A L'illustré, vous devez recevoir énormément d’idées d’articles. Quelle est celle qui jusqu’à aujourd’hui vous a le plus marqués?
Un abonné qui est fan de Sylvie Vartan et qui voulait absolument que l’on fasse un article sur les adieux de la chanteuse. Je ne pensais pas que cette femme pouvait autant émouvoir. Il nous a d’ailleurs remercié après la parution. Et lorsque j’ai vu récemment le film Ma mère, Dieu et Sylvie Vartan, j’ai réalisé le pouvoir que pouvait avoir la carrière de certains artistes sur nos mots.

Quel est l'avenir du journalisme pour toi?
C'est un métier qui n'est selon moi pas en voie de disparition, mais qui se réinvente. L’avenir du journalisme peut être vu de plusieurs façons. Si on est optimiste, on pense qu'il y aura des gens très bien formés et motivés qui vont arriver sur le marché et ne tomberont pas dans le piège de la news facile et pas vérifiée. Le problème actuel, c’est qu'il y a beaucoup d'informations non vérifiées qui sont diffusées sur différents canaux, sont colportées et qui se révèlent totalement fausses. Mais le mal est fait et c'est pris pour argent comptant. 


Si les écoles de journalisme continuent à exister et que les professeurs qui enseignent le journalisme apprennent aux élèves les réflexes de base, ainsi qu’une nouvelle forme d'écriture, alors il n’y a pas de raison que le journalisme, le vrai, ne perdure pas. 

Comment l'équipe de rédaction travaille-t-elle pour rester fidèle aux valeurs du magazine tout en répondant aux attentes d’un public qui évolue?
Les rédacteurs évoluent eux aussi, c'est aussi simple que ça, et ils ont tous les doigts dans la prise de l’air du temps. 

Y a-t-il un message ou une vision que tu souhaiterais particulièrement transmettre aux lecteurs à travers ton travail? 
Le but d’un journaliste n’est pas de transmettre un message.
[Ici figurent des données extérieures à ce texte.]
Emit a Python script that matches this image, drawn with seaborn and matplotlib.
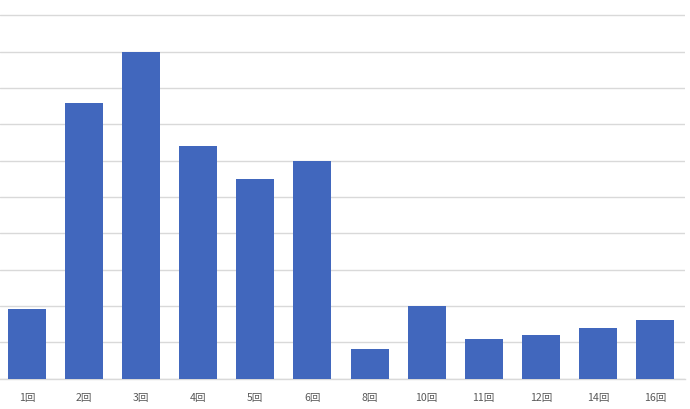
import matplotlib
matplotlib.use("Agg")
import matplotlib.pyplot as plt
import seaborn as sns
import pandas as pd

categories = ["1回", "2回", "3回", "4回", "5回", "6回", "8回", "10回", "11回", "12回", "14回", "16回"]
values = [1.9, 7.58, 9.0, 6.4, 5.48, 6.0, 0.8, 2.0, 1.1, 1.2, 1.4, 1.6]

sns.set_theme(style="white")
plt.rcParams['font.family'] = ['Noto Sans CJK JP', 'DejaVu Sans']

W, H = 690, 410
fig = plt.figure(figsize=(W / 100, H / 100), dpi=100)
ax = fig.add_axes([0, (H - 379.5) / H, 685 / W, 379.5 / H])

df = pd.DataFrame({"cat": categories, "val": values})
sns.barplot(data=df, x="cat", y="val", color="#4167BD", saturation=1, width=0.665,
            linewidth=0, edgecolor="none", ax=ax, zorder=3)

step = 628 / 11
xmin = -27 / step
ax.set_xlim(xmin, xmin + 685 / step)
ax.set_ylim(0, 10 * 379.5 / 363.3)
ax.set_yticks(range(0, 11))
ax.yaxis.grid(True, color="#d9d9d9", linewidth=1, zorder=0)
ax.set_yticklabels([])
ax.tick_params(axis="y", length=0)
ax.tick_params(axis="x", length=0, labelsize=7.6, labelcolor="#595959", pad=10)
for s in ["top", "right", "left"]:
    ax.spines[s].set_visible(False)
ax.spines["bottom"].set_color("#d9d9d9")
ax.spines["bottom"].set_linewidth(1)
ax.set_xlabel("")
ax.set_ylabel("")
fig.savefig("out.png", dpi=100)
C’est simplement de décrypter l’air du temps. Et ce que je souhaite vraiment, c’est que l’on prenne du plaisir à nous lire! 

Quel est ton lieu préféré en Suisse romande?
Un banc face au lac sur la Riviera. J’aime m’y asseoir et regarder les montagnes et le lac. Pour moi, cet endroit est magique, c'est la beauté incarnée.